Из полицейского участка меня отвезли в "Кресты" - огромную петербургскую тюрьму, в которой сидели как уголовные, так и политические. Тюрьма эта так называлась потому, что два ее огромных корпуса были выстроены в форме правильных крестов - для облегчения наблюдения за арестантами.
Потекла медленная и однообразная тюремная жизнь. Тюрьма "Кресты" походила скорее на фабрику - в камере у каждого уголовного имелся ткацкий ручной станок, на котором арестант выделывал грубое тюремное полотно из ниток, которые ему выдавали; этим он вырабатывал себе жалкие гроши, при помощи которых мог немного улучшить казенную пищу и скопить за месяцы, а то и годы заключения, некоторую сумму, которая ему выдавалась при освобождении. Политические от этого были избавлены. Нам оставалось только читать книги, которые можно было менять два раза в неделю. Недаром тюрьмы мы называли нашими университетами.
Все без исключения камеры в "Крестах" были одиночные - такого же размера, как и в Таганской тюрьме в Москве: семь шагов в длину - из одного угла в другой - и три в ширину. Политические были отделены один от другого камерами уголовных, чтобы тем затруднить перестукивание. Но мы перестукивались с нашими уголовными соседями, прося их передать вопрос соседу - таким образом можно было, хотя и с трудом, сноситься с товарищами.
Недели через две после моего вселения в "Кресты", как-то вечером, от нечего делать я перестукивался со своими уголовными соседями, спрашивая у них фамилии их соседей, т. е. политических. Уголовный слева ответил мне, что фамилия его политического соседа Львов и что сидит этот Львов в "Крестах" уже шесть месяцев. Уголовный справа в ответ на мой запрос выстукал мне, что фамилия его соседа - "Б - у - н - a - к - о - в". Я невольно рассмеялся. "Какое странное совпадение фамилий!" - подумал я. И на всякий случай, так же лениво, переспросил его, как зовут этого "Бунакова"? Сосед отчетливо выстукал мне: "И - л - ь - я"...

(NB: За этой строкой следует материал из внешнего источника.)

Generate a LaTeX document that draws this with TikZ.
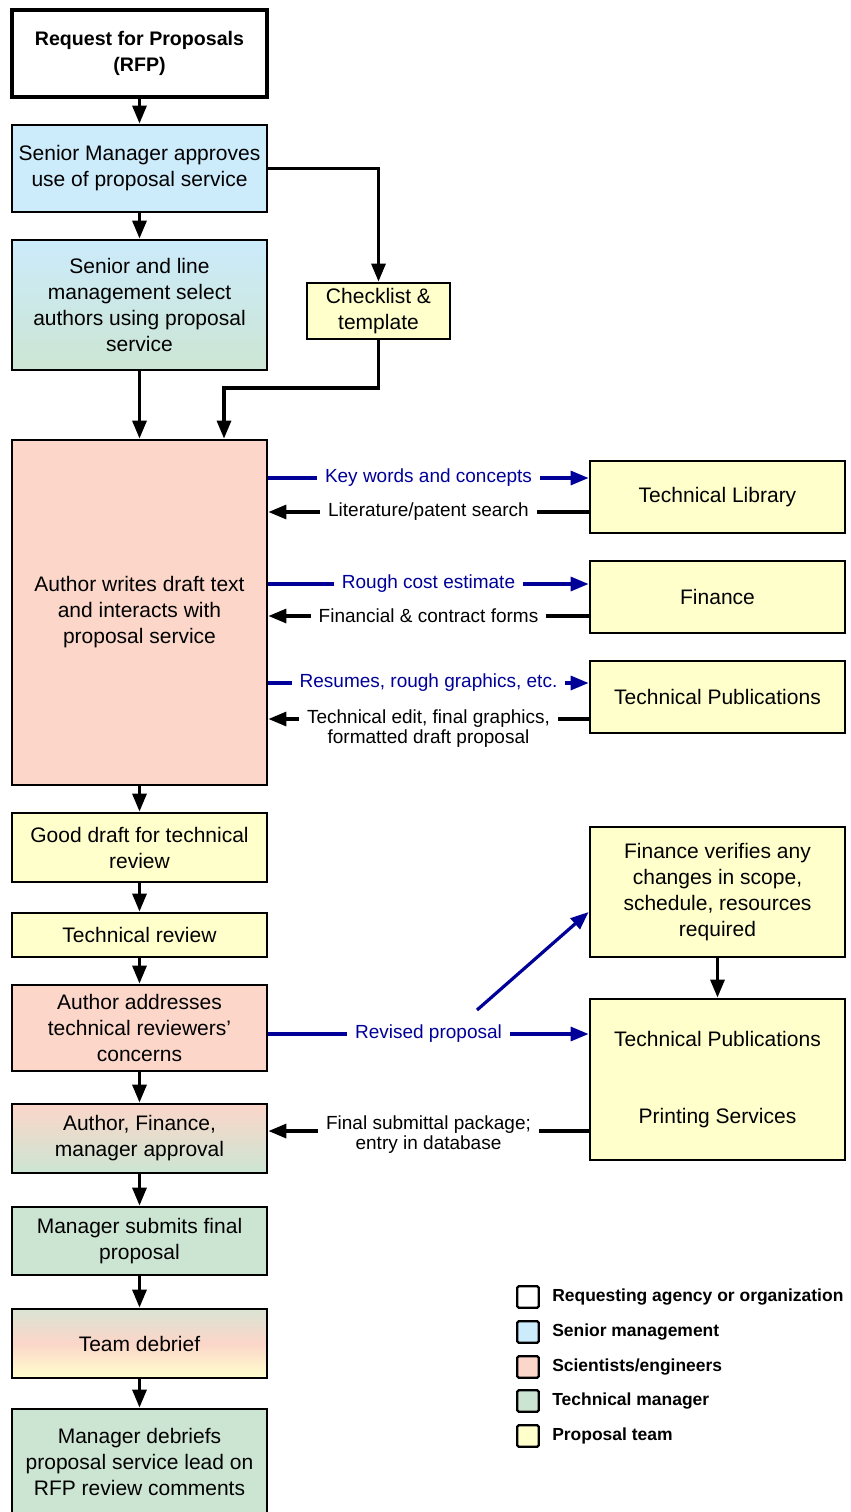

В первую минуту я оторопел.
"Не может этого быть! Такое совпадение невозможно! Илья вдруг оказался почти моим соседом!? Этого и в книжке не придумаешь!"
Но никаких сомнений быть не могло. Да, это был Илья! Илья Бунаков-Фондаминский! Недавно он был доставлен сюда из Ревеля!..
От изумления и от радости я не чувствовал под собой ног. Как в лихорадке, я стучал своему соседу, забрасывая его вопросами, просил передать его соседу мое имя и фамилию, слова привета и любви... Пока, наконец, мой сосед не взмолился - он устал, он не может, он отказывается передавать дальше наш разговор... Но основное я все же установил: Илья - в "Крестах", почти рядом со мной, чувствует себя хорошо, шлет мне любовь и привет, просит попробовать стучать ему в наружную стену, где находится окно - быть может, нам в конце концов удастся связаться стуком непосредственно, минуя соседа...
Два дня мы производили наши эксперименты, стуча в разные части наружной стены, в разные часы дня и особенно ночи. Передача стука через стены дело очень своеобразное, случайное и капризное. Многое зависит не только от того, в какое место стены стучишь, но и чем стучишь - карандашом, железной ложкой или пальцем. Случается, что иногда найдешь такое место в стене, что можно перестукиваться и легко разговаривать с человеком, сидящим через один и даже два этажа, стуча даже согнутым пальцем. Конечно, для такого разговора нужно огромное терпение и много свободного времени. И большая осторожность, потому что надзиратели строго следят за перестукиванием, подсматривают и подслушивают, а потом наказывают - лишением книг, свиданий... Но арестанты всегда, в конце концов, перехитрят своих тюремщиков. Что же касается свободного времени, то разве не все наше время в тюрьме свободно?
Так, в конце концов, и мы с Ильей нашли способ перестукиваться непосредственно и проводили за этим делом каждый день по несколько часов. У нас уже выработались свои привычки, свои манеры - как это всегда бывает в таких случаях: мы сокращали слова, штрих по стене означал, что слово понятно, дробь указывала, что это слово надо повторить, смех обозначался словами "ха-ха" и т. д. В конце концов, в этом искусстве можно достигнуть большого мастерства. Я обычно разговаривал, лежа на своей койке и прикрыв руку одеялом, в руке у меня был карандаш, которым я тихо, но отрывисто стучал в наружную стенку. Глаза мои при этом были устремлены на маленький глазок в наружной двери ("волчок"), через который обычно подглядывает надзиратель, а ухо ловило не только стук Ильи, но и подкрадывающиеся в коридоре шаги того же надзирателя. И при малейшем подозрительном шорохе в коридоре я превращался в спящего... О, арестантская хитрость и изобретательность вещи очень тонкие!